I love brand work. I love getting to sit a team down and take them through a workshop, help them make connections, and put their ideas into something that’s actually understandable and ACTIONABLE.
Brand strategy lets me do all of my favorite things: research, customer interviews, audits, workshops, strategy, writing, and giving a team something that’s useful for years to come.
Money – I’m pretty happy with what I managed this year. I’m not really driven to grow much more, because honestly I don’t have much need for more. We don’t have kids, our mortgage is pretty low, and I still live like I’m making $17K a year (and don’t regret it at all). Why work harder when you don’t really need to?
Clients and projects – Columbus, my home city, is growing rapidly. Shoot, I’d love to be the go-to copywriter for new local business or ones who are looking to take it to the next level. I’m looking at ways to productize some of my services and other opportunities for multiple revenue streams.
The Farm – I want to finish the inside of the cabin so it’s a 3 season place to stay. It’d be nice for it to be a bit more comfortable too. As for the land I’m hoping to plant a few native berries where they will actually produce, learn more about the plants already growing on the land, and be a better steward.
Other business goals – Workshops and speaking have been a surprise love of mine this past year and I’m hoping to cultivate that.
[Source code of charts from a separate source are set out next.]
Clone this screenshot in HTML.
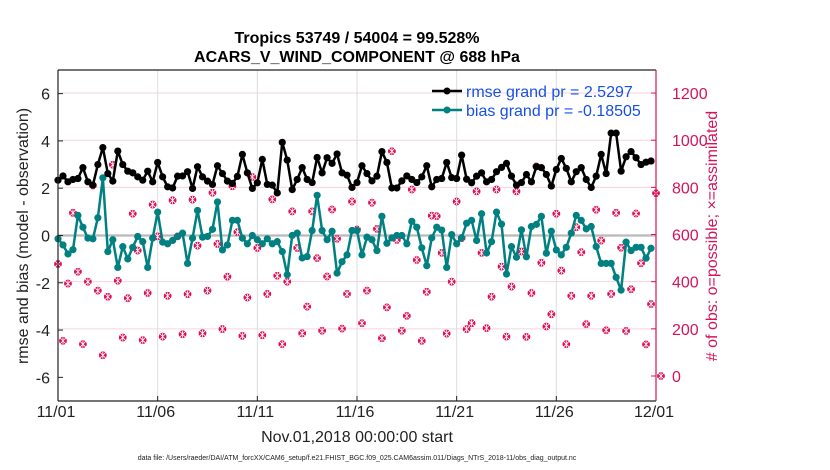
<!DOCTYPE html>
<html><head><meta charset="utf-8"><style>
html,body{margin:0;padding:0;background:#fff;}
svg{display:block;font-family:"Liberation Sans",Arial,sans-serif;}
</style></head><body>
<svg id="chart" width="830" height="470" viewBox="0 0 830 470">
<g id="grid"></g>
<g id="series"></g>
<g id="axes"></g>
<text x="357" y="43" text-anchor="middle" font-size="16" font-weight="bold">Tropics 53749 / 54004 = 99.528%</text>
<text x="357" y="62" text-anchor="middle" font-size="16" font-weight="bold">ACARS_V_WIND_COMPONENT @ 688 hPa</text>
<text transform="translate(28,236) rotate(-90)" text-anchor="middle" font-size="16" fill="#222">rmse and bias (model - observation)</text>
<text transform="translate(717,236) rotate(-90)" text-anchor="middle" font-size="16" fill="#d4145a"># of obs: o=possible; ×=assimilated</text>
<text x="357" y="442" text-anchor="middle" font-size="16" fill="#222">Nov.01,2018 00:00:00 start</text>
<text x="357" y="460" text-anchor="middle" font-size="7" fill="#222">data file: /Users/raeder/DAI/ATM_forcXX/CAM6_setup/f.e21.FHIST_BGC.f09_025.CAM6assim.011/Diags_NTrS_2018-11/obs_diag_output.nc</text>
<g id="legend">
 <line x1="432" y1="91" x2="462" y2="91" stroke="#000" stroke-width="2.5"/>
 <circle cx="447" cy="91" r="3.5" fill="#000"/>
 <text x="466" y="97" font-size="16" fill="#1750e6">rmse grand pr = 2.5297</text>
 <line x1="432" y1="110" x2="462" y2="110" stroke="#008080" stroke-width="2.5"/>
 <circle cx="447" cy="110" r="3.5" fill="#008080"/>
 <text x="466" y="116" font-size="16" fill="#1750e6">bias grand pr = -0.18505</text>
</g>
</svg>
<script>
const rmseValues=[2.34,2.52,2.27,2.37,2.41,2.87,2.27,2.13,3.0,3.72,2.62,2.3,3.57,3.0,2.72,2.65,2.48,2.34,2.72,2.27,3.09,2.48,2.06,2.01,2.51,2.52,2.7,1.99,2.91,2.48,2.3,2.16,2.95,2.62,2.3,2.2,2.5,
3.43,2.65,1.99,2.23,3.22,2.16,2.13,1.8,3.94,3.19,1.94,2.37,2.87,2.37,2.24,3.3,2.65,3.29,3.05,3.45,2.65,2.55,2.03,2.24,2.95,2.62,2.31,2.51,3.55,3.09,2.01,2.01,2.31,2.52,2.37,2.24,2.48,2.95,
2.06,2.37,2.41,3.09,2.45,2.41,3.4,2.38,2.23,2.51,2.65,2.27,2.37,2.7,2.88,3.05,2.51,2.13,2.24,2.58,2.27,2.91,2.87,2.58,2.09,2.79,3.26,2.84,2.27,2.7,2.87,2.37,2.03,2.51,3.43,2.62,
4.33,4.33,2.72,3.33,3.55,3.29,3.0,3.1,3.15];
const biasValues=[-0.14,-0.4,-0.78,-0.6,0.85,0.35,-0.11,-0.14,0.75,2.44,-0.68,-0.18,-1.35,-0.47,-0.99,-0.5,-0.04,-0.26,-1.35,-0.11,0.99,-0.28,-0.35,-0.21,-0.04,0.1,-1.18,-0.11,1.06,-0.07,-0.04,0.26,1.42,-0.61,-0.4,0.64,0.64,
-0.11,-0.35,0,-0.18,-0.35,-0.14,-0.35,-0.26,-0.68,-1.66,0,0.1,-0.95,-0.89,0.21,1.7,0.21,-0.18,0.18,-1.59,-1.11,-0.82,0.21,0.21,-0.82,-0.07,-0.18,-0.64,0.81,-0.33,-0.1,0,0,-0.35,0.6,0.35,-0.52,-1.28,
-0.1,0.35,0.23,-1.35,0.04,-0.35,-0.1,0.52,0.64,-0.21,0.92,-0.74,-0.26,0.99,0.48,-1.63,-0.47,-0.92,0.24,-0.9,0.38,0.47,0.81,-0.75,0.18,-0.61,
-0.82,-0.5,0.1,0.85,0.64,0.28,0.38,-0.47,-1.18,-1.18,-1.18,-1.77,-2.31,-0.28,-0.64,-0.5,-0.5,-0.96,-0.54];
const obsCounts=[475,149,392,692,442,135,400,808,362,88,336,896,404,163,330,688,532,152,352,727,592,167,340,745,592,177,347,748,553,181,362,777,560,199,421,805,610,170,
333,844,543,173,348,749,425,135,400,698,543,181,294,698,500,192,422,706,582,201,348,740,621,224,362,735,624,160,291,953,577,192,255,791,492,149,357,680,
678,522,180,400,740,585,199,224,783,522,203,336,791,464,167,379,783,528,166,352,889,480,210,262,688,447,135,340,631,525,220,340,705,574,194,348,692,
544,191,368,689,478,134,305,775,0];
const xTickLabels=["11/01","11/06","11/11","11/16","11/21","11/26","12/01"];
const leftTicks=[-6,-4,-2,0,2,4,6];
const rightTicks=[0,200,400,600,800,1000,1200];

const L=58,R=656,T=70,B=401,NS="http://www.w3.org/2000/svg";
const xs=d=>L+d/30*(R-L);
const yl=v=>T+(7-v)/14*(B-T);
const yr=c=>376-c*0.2358;
function mk(tag,attrs,parent){const e=document.createElementNS(NS,tag);for(const k in attrs)e.setAttribute(k,attrs[k]);parent.appendChild(e);return e;}
const grid=document.getElementById('grid'),ser=document.getElementById('series'),axes=document.getElementById('axes');

rightTicks.forEach(c=>{if(c===600||c===0)return;const l=mk('line',{x1:L,x2:R,y1:yr(c),y2:yr(c),stroke:'#f6d3df','stroke-width':1},grid);

});
xTickLabels.forEach((t,i)=>{const x=xs(i*5);
if(i>0&&i<6){const g=mk('line',{x1:x,x2:x,y1:T,y2:B,stroke:'#dcdcdc','stroke-width':1},grid);

}
const tk=mk('line',{x1:x,x2:x,y1:B,y2:B-5,stroke:'#222'},axes);


const tx=mk('text',{x:x-2,y:417,'text-anchor':'middle','font-size':16,fill:'#222'},axes);tx.textContent=t;

});
const zl=mk('line',{x1:L,x2:R,y1:yl(0),y2:yl(0),stroke:'#b9b9b9','stroke-width':2.2},grid);



// obs markers
obsCounts.forEach((c,i)=>{const x=xs(i*0.25),y=yr(c);const g=mk('g',{stroke:'#dc1258','stroke-width':1.2,fill:'none'},ser);


mk('circle',{cx:x,cy:y,r:3.3,fill:'#dc1258'},g);
mk('path',{d:`M${x-3},${y-3}L${x+3},${y+3}M${x-3},${y+3}L${x+3},${y-3}M${x},${y-3.5}L${x},${y+3.5}`,stroke:'#fff','stroke-width':0.8},g);});

function drawSeries(vals,color,name){
 const pts=vals.map((v,i)=>xs(i*0.25)+','+yl(v)).join(' ');
 const pl=mk('polyline',{points:pts,fill:'none',stroke:color,'stroke-width':2.5,'stroke-linejoin':'round'},ser);
 
 
 vals.forEach((v,i)=>{const c=mk('circle',{cx:xs(i*0.25),cy:yl(v),r:3.6,fill:color},ser);
 
 });
}
drawSeries(biasValues,'#008080','bias');
drawSeries(rmseValues,'#000000','rmse');

// frame
const fr=[[L,T,R,T,'#222'],[L,T,L,B,'#222'],[L,B,R,B,'#222'],[R,T,R,B,'#d4145a']];
fr.forEach(f=>{const l=mk('line',{x1:f[0],y1:f[1],x2:f[2],y2:f[3],stroke:f[4],'stroke-width':1.2},axes);

});
leftTicks.forEach(v=>{const y=yl(v);const tk=mk('line',{x1:L,x2:L+5,y1:y,y2:y,stroke:'#222'},axes);


const t=mk('text',{x:50,y:y+6,'text-anchor':'end','font-size':16,fill:'#222'},axes);t.textContent=v;

});
rightTicks.forEach(c=>{const y=yr(c);const tk=mk('line',{x1:R-5,x2:R,y1:y,y2:y,stroke:'#d4145a'},axes);


const t=mk('text',{x:672,y:y+6,'font-size':16,fill:'#d4145a'},axes);t.textContent=c;

});
</script>
</body></html>
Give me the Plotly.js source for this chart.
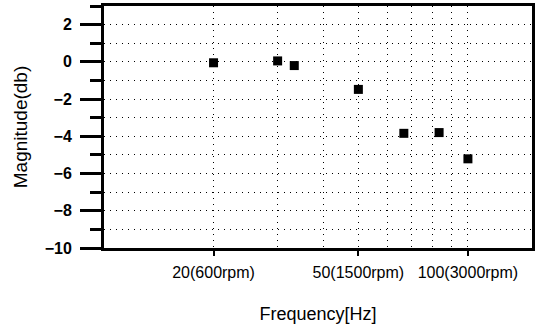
<!DOCTYPE html>
<html>
<head>
<meta charset="utf-8">
<script src="https://cdn.plot.ly/plotly-3.0.1.min.js"></script>
<style>html,body{margin:0;padding:0;background:#fff;}#chart{width:546px;height:327px;}</style>
</head>
<body>
<div id="chart"></div>
<script>
const freqHz = [20, 30, 33.33, 50, 66.67, 83.33, 100];
const magnitudeDb = [-0.05, 0.05, -0.2, -1.48, -3.84, -3.8, -5.21];
const xTickVals = [20, 50, 100];
const xTickText = ['20(600rpm)', '50(1500rpm)', '100(3000rpm)'];
const xGridVals = [30, 40, 60, 70, 80, 90];
const yTickVals = [-10, -8, -6, -4, -2, 0, 2];

const trace = {
  x: freqHz, y: magnitudeDb, type: 'scatter', mode: 'markers',
  marker: {symbol: 'square', size: 9, color: '#000'},
  hoverinfo: 'skip'
};
const font = 'Liberation Sans, Arial, sans-serif';
const layout = {
  width: 546, height: 327,
  margin: {l: 104, r: 14, t: 6, b: 79},
  paper_bgcolor: '#fff', plot_bgcolor: '#fff',
  showlegend: false,
  font: {family: font, color: '#000', size: 13},
  xaxis: {
    type: 'log', range: [1, Math.log10(150)],
    tickmode: 'array', tickvals: xTickVals, ticktext: xTickText,
    ticks: 'outside', ticklen: 5, tickwidth: 2, tickcolor: '#000',
    ticklabelstandoff: 3,
    tickfont: {family: font, size: 16, color: '#000'},
    showline: true, linewidth: 3, linecolor: '#000', mirror: true,
    showgrid: true, gridcolor: '#000', gridwidth: 1, griddash: '1px,5px',
    minor: {tickmode: 'array', tickvals: xGridVals, ticks: '', showgrid: true,
            gridcolor: '#000', gridwidth: 1, griddash: '1px,5px'},
    zeroline: false,
    title: {text: 'Frequency[Hz]', font: {family: font, size: 18, color: '#000'}, standoff: 28}
  },
  yaxis: {
    range: [-10, 3],
    tickmode: 'array', tickvals: yTickVals,
    ticks: 'outside', ticklen: 21, tickwidth: 3, tickcolor: '#000',
    ticklabelstandoff: 5,
    tickfont: {family: font, size: 16, color: '#000', weight: 'bold'},
    showline: true, linewidth: 3, linecolor: '#000', mirror: true,
    showgrid: true, gridcolor: '#000', gridwidth: 1, griddash: '1px,5px',
    minor: {tickmode: 'linear', tick0: -9, dtick: 2, ticks: 'outside', ticklen: 11,
            tickwidth: 3, tickcolor: '#000', showgrid: true,
            gridcolor: '#000', gridwidth: 1, griddash: '1px,5px'},
    zeroline: false,
    title: {text: 'Magnitude(db)', font: {family: font, size: 19, color: '#000'}, standoff: 13}
  }
};
Plotly.newPlot('chart', [trace], layout, {staticPlot: true, displayModeBar: false});
</script>
</body>
</html>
I’ve got a couple ideas of how I can offer a branding workshop to more people than just a small team and a few local conferences that I might try to get a small speaking gig at.
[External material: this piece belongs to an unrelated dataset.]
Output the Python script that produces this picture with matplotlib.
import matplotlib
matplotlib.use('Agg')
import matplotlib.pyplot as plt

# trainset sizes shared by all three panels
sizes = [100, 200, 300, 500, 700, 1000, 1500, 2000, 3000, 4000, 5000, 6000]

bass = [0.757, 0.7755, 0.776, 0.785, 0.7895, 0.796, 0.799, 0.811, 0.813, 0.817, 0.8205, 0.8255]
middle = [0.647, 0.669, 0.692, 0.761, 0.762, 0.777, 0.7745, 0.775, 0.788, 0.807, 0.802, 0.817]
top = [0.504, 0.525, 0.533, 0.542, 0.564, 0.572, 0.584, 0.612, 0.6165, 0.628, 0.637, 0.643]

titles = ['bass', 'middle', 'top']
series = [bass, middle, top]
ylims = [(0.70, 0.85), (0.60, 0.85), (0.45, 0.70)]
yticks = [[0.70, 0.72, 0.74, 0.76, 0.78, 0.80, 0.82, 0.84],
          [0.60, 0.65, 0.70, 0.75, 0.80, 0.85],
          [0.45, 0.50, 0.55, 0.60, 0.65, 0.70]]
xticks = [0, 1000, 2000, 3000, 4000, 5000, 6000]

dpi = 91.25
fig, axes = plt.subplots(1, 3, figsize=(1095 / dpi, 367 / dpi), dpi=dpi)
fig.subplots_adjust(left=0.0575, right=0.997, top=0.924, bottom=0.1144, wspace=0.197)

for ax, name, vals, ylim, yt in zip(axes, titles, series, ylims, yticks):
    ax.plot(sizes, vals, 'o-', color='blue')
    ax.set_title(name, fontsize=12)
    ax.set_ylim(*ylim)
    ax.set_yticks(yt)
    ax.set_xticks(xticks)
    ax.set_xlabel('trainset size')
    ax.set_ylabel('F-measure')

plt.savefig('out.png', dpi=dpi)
Reading – Read 40 more books! That’s an easy one to explain.
Other life goals – I have a place I want to workcation for every quarter next year. Europe, Denver, Chicago, and Boston here I come!
Run in a race longer than a 5K – My partner and I signed up for a 9 miler in April to get us back into a healthy workout routine. One week in and it’s going great! I missed running last year, focusing most of my workout efforts at my kickboxing gym. But 2 weeks ago I realized it’s not making me feel as good as running does, so I’m going back to my roots.
…bet you were expecting more than this, huh?